Understanding Costs and Financial Instruments: A Comprehensive Guide
Classifications of Costs
First Cost
The initial expense to start an activity, typically non-recurring.
Operational and Maintenance Costs
Ongoing expenses for operating and maintaining a firm, including labor, energy, materials, overhead, and repairs.
Fixed and Variable Costs
Fixed costs remain constant, while variable costs fluctuate with operational activity.
Incremental and Marginal Costs
Incremental costs represent an increase in costs, while marginal costs refer to the cost of producing one additional unit.
Sunk Costs
Past costs that cannot be changed by future actions.
Life Cycle Cost
All recurring and non-recurring costs over a product or system’s life cycle.
Life Cycle of a System/Product
Acquisition Phase
- Conceptual Preliminary Design
- Detail Design Development
- Production or Construction
Utilization Phase
- System/Product Use
- Phase Out/Disposal
Interest
The cost of borrowing money or the return on investment.
Interest Rate
The rate of return on an investment.
Lender Viewpoint
Lenders consider options like exchanging money for goods, storing money, or lending money with or without interest, depending on inflation rates.
Factors for Lending
- Risk of Loss (Borrower Default)
- Administrative Expenses
- Investment Opportunities Forgone
- Changes in Interest Rates and Inflation
Earning Power of Money
The potential profit from using borrowed funds for productive purposes.
Time Value of Money
The concept that money received in the future is worth less than the same amount today due to inflation and potential earnings.
Purchasing Power of Money
The amount of goods or services that can be purchased with a unit of currency, affected by inflation.
Simple Interest
Interest calculated only on the principal amount.
Compound Interest
Interest calculated on the principal and accumulated interest.
Principles of Equivalence
- Equivalent cash flows have the same economic value at the same point in time.
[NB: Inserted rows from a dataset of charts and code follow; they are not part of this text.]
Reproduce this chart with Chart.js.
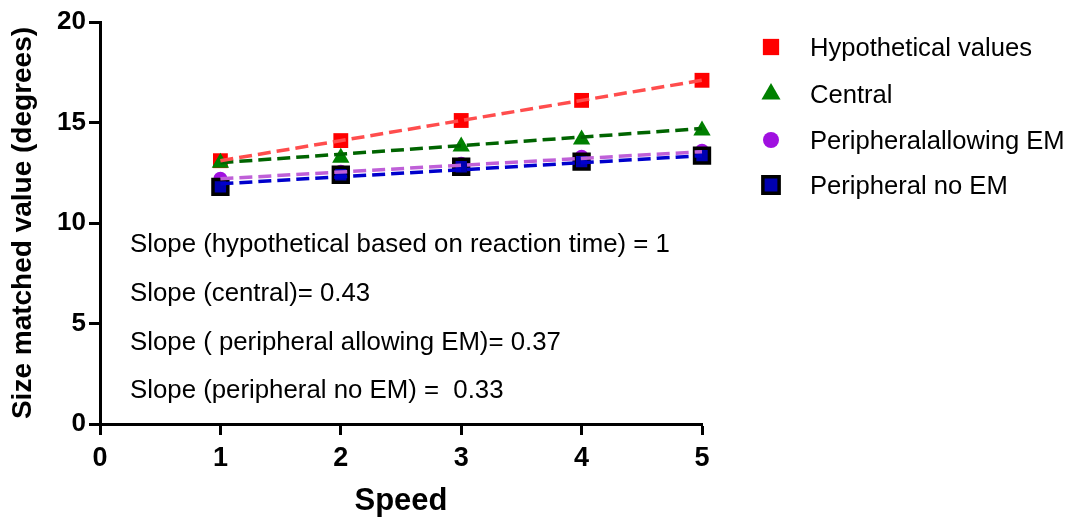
<!DOCTYPE html>
<html>
<head>
<meta charset="utf-8">
<script src="https://cdn.jsdelivr.net/npm/chart.js@4.4.1/dist/chart.umd.min.js"></script>
<style>
body{margin:0;background:#fff;}
#wrap{width:1068px;height:517px;}
</style>
</head>
<body>
<div id="wrap"><canvas id="chart" width="1068" height="517"></canvas></div>
<script>
/* Data */
const speeds=[1,2,3,4,5];
const hypothetical=[13.1,14.1,15.1,16.1,17.1];
const central=[13.0,13.25,13.8,14.15,14.6];
const peripheralEM=[12.2,12.55,12.95,13.3,13.6];
const peripheralNoEM=[11.8,12.4,12.8,13.05,13.35];

/* Fitted lines (ends at speed 1 and 5) */
const fitX=[1,5];
const fitHypothetical=[13.1,17.1];
const fitCentral=[13.0,14.7];
const fitPeripheralEM=[12.2,13.55];
const fitPeripheralNoEM=[11.95,13.35];

const seriesNames=["Hypothetical values","Central","Peripheralallowing EM","Peripheral no EM"];
const slopeNotes=[
"Slope (hypothetical based on reaction time) = 1",
"Slope (central)= 0.43",
"Slope ( peripheral allowing EM)= 0.37",
"Slope (peripheral no EM) =  0.33"
];

const xTicks=[0,1,2,3,4,5];
const yTicks=[0,5,10,15,20];

const FONT="'Liberation Sans', Arial, sans-serif";
Chart.defaults.font.family=FONT;
Chart.defaults.color="#000";

function pts(xs,ys){
return xs.map((x,i)=>({x:x,y:ys[i]}));
}

/* Marker styles, shared by plot and legend */
const markers=[
{pointStyle:"rect",radius:10.5,fill:"#ff0000",stroke:"#ff0000",border:0},
{pointStyle:"triangle",radius:10,fill:"#008000",stroke:"#008000",border:0},
{pointStyle:"circle",radius:7,fill:"#a010e0",stroke:"#a010e0",border:0},
{pointStyle:"rect",radius:10.5,fill:"#0000b0",stroke:"#000000",border:3.5}
];

const lineColors=["#ff4d4d","#006400","#bf60d8","#0000cc"];

const markerData=[hypothetical,central,peripheralEM,peripheralNoEM];
const fitData=[fitHypothetical,fitCentral,fitPeripheralEM,fitPeripheralNoEM];

let datasets=[];

/* dashed fit lines on top */
fitData.forEach((d,i)=>{
datasets.push({
label:seriesNames[i]+" fit",
data:pts(fitX,d),
showLine:true,
borderColor:lineColors[i],
borderWidth:3.5,
borderDash:[13,6],
pointRadius:0,
fill:false,
clip:false,
order:0
});
});

/* markers, later series drawn over earlier ones */
markerData.forEach((d,i)=>{
const m=markers[i];
datasets.push({
label:seriesNames[i],
data:pts(speeds,d),
showLine:false,
pointStyle:m.pointStyle,
pointRadius:m.radius,
pointBackgroundColor:m.fill,
pointBorderColor:m.stroke,
pointBorderWidth:m.border,
clip:false,
order:4-i
});
});

/* Slope notes + legend */
const notesPlugin={
id:"notes",
afterDraw(chart){
const ctx=chart.ctx;
ctx.save();
ctx.fillStyle="#000";
ctx.textAlign="left";
ctx.textBaseline="middle";
ctx.font="25.8px "+FONT;
const noteY=[245,294,343,391];
slopeNotes.forEach((t,i)=>ctx.fillText(t,130,noteY[i]));

const rowY=[47,94,140,185];
ctx.font="25.6px "+FONT;
seriesNames.forEach((name,i)=>{
const m=markers[i];
ctx.fillStyle=m.fill;
ctx.strokeStyle=m.stroke;
ctx.lineWidth=m.border;
Chart.helpers.drawPoint(ctx,{pointStyle:m.pointStyle,radius:m.radius+1,rotation:0,borderWidth:m.border},771,rowY[i]);
ctx.fillStyle="#000";
ctx.fillText(name,810,rowY[i]+2);
});
ctx.restore();
}
};

new Chart(document.getElementById("chart"),{
type:"scatter",
data:{datasets:datasets},
options:{
responsive:false,
animation:false,
devicePixelRatio:1,
layout:{padding:{left:0,right:366,top:22,bottom:0}},
plugins:{
legend:{display:false},
tooltip:{enabled:false}
},
scales:{
x:{
type:"linear",
min:0,
max:5,
afterBuildTicks:s=>{s.ticks=xTicks.map(v=>({value:v}));},
afterFit:s=>{s.height=93;},
ticks:{font:{size:27,weight:"bold"},color:"#000",padding:7},
grid:{display:true,drawOnChartArea:false,drawTicks:true,tickLength:11,tickWidth:3,color:"#000"},
border:{display:true,width:3,color:"#000"},
title:{display:true,text:"Speed",font:{size:31,weight:"bold"},color:"#000",padding:{top:0,bottom:-3}}
},
y:{
type:"linear",
min:0,
max:20,
afterBuildTicks:s=>{s.ticks=yTicks.map(v=>({value:v}));},
afterFit:s=>{s.width=100;},
ticks:{font:{size:26,weight:"bold"},color:"#000",padding:3},
grid:{display:true,drawOnChartArea:false,drawTicks:true,tickLength:11,tickWidth:3,color:"#000"},
border:{display:true,width:3,color:"#000"},
title:{display:true,text:"Size matched value (degrees)",font:{size:28,weight:"bold"},color:"#000",padding:{top:6,bottom:0}}
}
}
},
plugins:[notesPlugin]
});
</script>
</body>
</html>
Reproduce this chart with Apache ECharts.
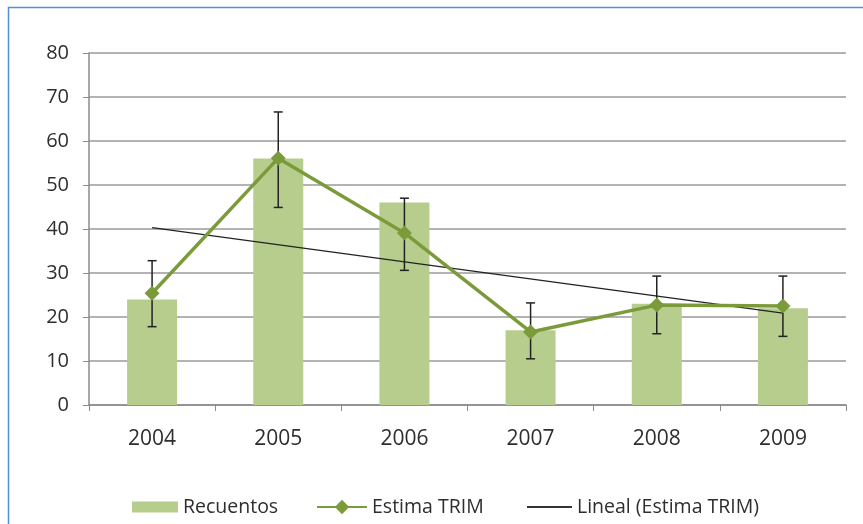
<!DOCTYPE html>
<html><head><meta charset="utf-8">
<script src="https://cdn.jsdelivr.net/npm/echarts@6/dist/echarts.min.js"></script>
<style>html,body{margin:0;padding:0;background:#fff;}#c{width:863px;height:524px;}</style>
</head><body><div id="c"></div>
<script>
const years = ['2004','2005','2006','2007','2008','2009'];
const recuentos = [24, 56, 46, 17, 23, 22];
const estimaTrim = [25.4, 56.1, 39.1, 16.6, 22.7, 22.5];
const errLow = [17.8, 44.9, 30.6, 10.5, 16.2, 15.6];
const errHigh = [32.8, 66.6, 47.0, 23.2, 29.3, 29.3];
const trendStart = 40.3;
const trendEnd = 20.9;
const yTicks = [0, 10, 20, 30, 40, 50, 60, 70, 80];

const font = '"Open Sans", Lato, sans-serif';
const txt = '#2e2e2e';
const barColor = '#b6cd8e';
const lineColor = '#7b9b3b';
const legText = {fontFamily: font, fontSize: 19.5, color: txt};

const chart = echarts.init(document.getElementById('c'));
chart.setOption({
  animation: false,
  graphic: [{
    type: 'rect', left: 6, top: 5, shape: {width: 900, height: 600},
    style: {fill: 'none', stroke: '#4f8fdc', lineWidth: 1.5}, silent: true
  }],
  grid: {left: 89, right: 17, top: 53, bottom: 119},
  legend: [
    {left: 127, top: 492, itemWidth: 46, itemHeight: 11, textStyle: legText,
      data: [{name: 'Recuentos', icon: 'rect'}]},
    {left: 311, top: 492, itemWidth: 50, itemHeight: 18, textStyle: legText,
      data: [{name: 'Estima TRIM'}]},
    {left: 522, top: 492, itemWidth: 45, itemHeight: 2, textStyle: legText,
      data: [{name: 'Lineal (Estima TRIM)', icon: 'rect'}]}
  ],
  xAxis: {
    type: 'category', data: years,
    axisLine: {lineStyle: {color: '#8a8a8a', width: 1.5}},
    axisTick: {show: true, length: 6, lineStyle: {color: '#8a8a8a'}},
    axisLabel: {fontFamily: font, fontSize: 21, color: txt, margin: 24}
  },
  yAxis: {
    type: 'value', min: 0, max: 80, interval: 10,
    axisLine: {show: true, lineStyle: {color: '#8a8a8a', width: 1.5}},
    axisTick: {show: true, length: 6, lineStyle: {color: '#8a8a8a'}},
    splitLine: {lineStyle: {color: '#9a9a9a', width: 1.5}},
    axisLabel: {fontFamily: font, fontSize: 20, color: txt, margin: 20,
      formatter: v => yTicks.includes(v) ? String(v) : ''}
  },
  series: [
    {name: 'Recuentos', type: 'bar', data: recuentos, barWidth: 50,
      itemStyle: {color: barColor}},
    {name: 'Lineal (Estima TRIM)', type: 'line', data: [[0, trendStart], [5, trendEnd]],
      symbol: 'none', lineStyle: {color: '#222', width: 1.3}, itemStyle: {color: '#333'}, z: 3},
    {name: 'errores', type: 'custom', z: 4,
      data: years.map((y, i) => [i, errLow[i], errHigh[i]]),
      renderItem: function (params, api) {
        const lo = api.coord([api.value(0), api.value(1)]);
        const hi = api.coord([api.value(0), api.value(2)]);
        const w = 4.5;
        const st = {stroke: '#222', lineWidth: 1.5};
        return {type: 'group', children: [
          {type: 'line', shape: {x1: lo[0], y1: lo[1], x2: hi[0], y2: hi[1]}, style: st},
          {type: 'line', shape: {x1: lo[0]-w, y1: lo[1], x2: lo[0]+w, y2: lo[1]}, style: st},
          {type: 'line', shape: {x1: hi[0]-w, y1: hi[1], x2: hi[0]+w, y2: hi[1]}, style: st}
        ]};
      }},
    {name: 'Estima TRIM', type: 'line', data: estimaTrim, symbol: 'diamond', symbolSize: 15,
      lineStyle: {color: lineColor, width: 3.5}, itemStyle: {color: lineColor}, z: 5}
  ]
});
</script></body></html>
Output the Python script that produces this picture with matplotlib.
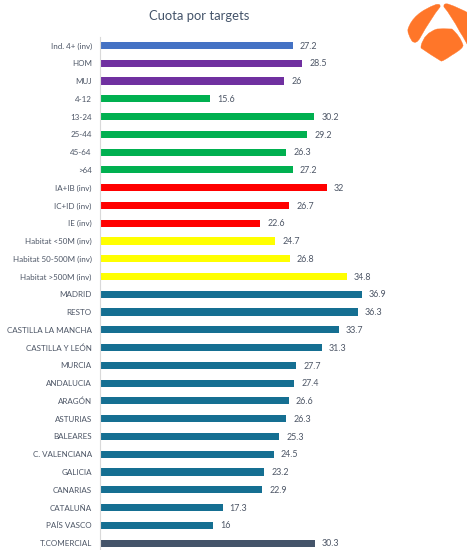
import matplotlib
matplotlib.use('Agg')
import matplotlib.pyplot as plt
from matplotlib.path import Path
from matplotlib.patches import PathPatch

plt.rcParams['font.family'] = ['Lato', 'DejaVu Sans']

labels = ['Ind. 4+ (inv)', 'HOM', 'MUJ', '4-12', '13-24', '25-44', '45-64', '>64',
          'IA+IB (inv)', 'IC+ID (inv)', 'IE (inv)', 'Habitat <50M (inv)',
          'Habitat 50-500M (inv)', 'Habitat >500M (inv)', 'MADRID', 'RESTO',
          'CASTILLA LA MANCHA', 'CASTILLA Y LEÓN', 'MURCIA', 'ANDALUCIA', 'ARAGÓN',
          'ASTURIAS', 'BALEARES', 'C. VALENCIANA', 'GALICIA', 'CANARIAS', 'CATALUÑA',
          'PAÍS VASCO', 'T.COMERCIAL']
values = [27.2, 28.5, 26, 15.6, 30.2, 29.2, 26.3, 27.2, 32, 26.7, 22.6, 24.7, 26.8, 34.8,
          36.9, 36.3, 33.7, 31.3, 27.7, 27.4, 26.6, 26.3, 25.3, 24.5, 23.2, 22.9, 17.3, 16,
          30.3]
colors = ['#4472C4'] + ['#7030A0'] * 2 + ['#00B050'] * 5 + ['#FF0000'] * 3 + ['#FFFF00'] * 3 \
    + ['#156F92'] * 14 + ['#44546A']

W, H = 467, 550
fig = plt.figure(figsize=(W / 100, H / 100), dpi=100)

# axes placed in pixels, row 0 centre at y=45.5, row 28 at y=543
step = 17.77
top = 45.5 - step / 2
bottom = 550
left = 99.5
right = 467
ax = fig.add_axes([left / W, 1 - bottom / H, (right - left) / W, (bottom - top) / H])
ax.barh(range(len(values)), values, height=0.4, color=colors)
ax.set_ylim((bottom - 45.5) / step, -0.5)
ax.set_xlim(0, (right - left) / 7.11)
ax.set_yticks(range(len(labels)))
ax.set_yticklabels(labels, fontsize=5.8, color='#4D5666')
ax.tick_params(axis='y', length=0, pad=5.5)
ax.xaxis.set_visible(False)
for s in ['top', 'right', 'bottom']:
    ax.spines[s].set_visible(False)
ax.spines['left'].set_color('#D9D9D9')
ax.spines['left'].set_linewidth(0.8)
for i, v in enumerate(values):
    ax.annotate(str(v), (v, i), xytext=(5, -0.5), textcoords='offset points',
                va='center', ha='left', fontsize=6.4, color='#4D5666')

fig.text(199.5 / W, 1 - 16.5 / H, 'Cuota por targets', ha='center', va='center',
         fontsize=9.4, color='#44546A')

# logo, in pixel coordinates
lg = fig.add_axes([0, 0, 1, 1], zorder=5)
lg.set_xlim(0, W)
lg.set_ylim(H, 0)
lg.axis('off')
orange = '#FF7629'
shapes = [
    [(408, 29), (413, 13), (436, 4.5), (441, 3.5), (440, 7), (431, 18), (420, 38),
     (416, 45), (412, 41), (407, 33), (408, 29)],
    [(444, 7), (443, 3), (448, 4), (460, 8), (470, 14), (470, 30), (470, 50), (466, 41),
     (460, 32), (451, 15), (444, 7)],
    [(421, 46), (424, 33), (437, 29), (442, 28.5), (452, 29), (460, 36), (463, 45), (464, 48),
     (452, 55), (442, 62), (441, 61), (431, 55), (421, 48), (421, 46)],
]
for pts in shapes:
    codes = [Path.MOVETO] + [Path.CURVE3] * (len(pts) - 1)
    if len(pts) % 2 == 0:
        codes[-1] = Path.LINETO
    lg.add_patch(PathPatch(Path(pts, codes), facecolor=orange, edgecolor=orange, lw=0.3))

fig.savefig('out.png', dpi=100)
- Cash flows equivalent at one point are equivalent at any point in time.
- If A is equivalent to B and C is equivalent to B, then A is equivalent to C.
- Conversion of cash flows must reflect the interest rates in effect.
- The actual interest rate equates equivalent receipts and disbursements.
- A cash flow can be partitioned, and the equivalents of receipts and disbursements for each partition will always be equal with opposite signs.
Bonds
Financial instruments for borrowing money under specific conditions, involving interest payments and repayment of the face value at maturity.
- Face Value: The amount to be repaid at maturity.
- Market Value: The current price of the bond.
- Maturity Life: The time until the face value is repaid.
- Yield to Maturity: The effective interest rate considering the purchase price and anticipated receipts.
- Interest Rate: The rate of interest paid on the face value.
- Current Yield: The annual interest earned as a percentage of the bond’s current price.
Note: Yield to maturity and current yield are equal only when a bond is purchased at its face value.
Loans
Agreements between borrowers and lenders outlining the terms of borrowing and repayment.
Working Capital
Funds needed to finance day-to-day operations, including cash, accounts receivable, inventory, and finished goods.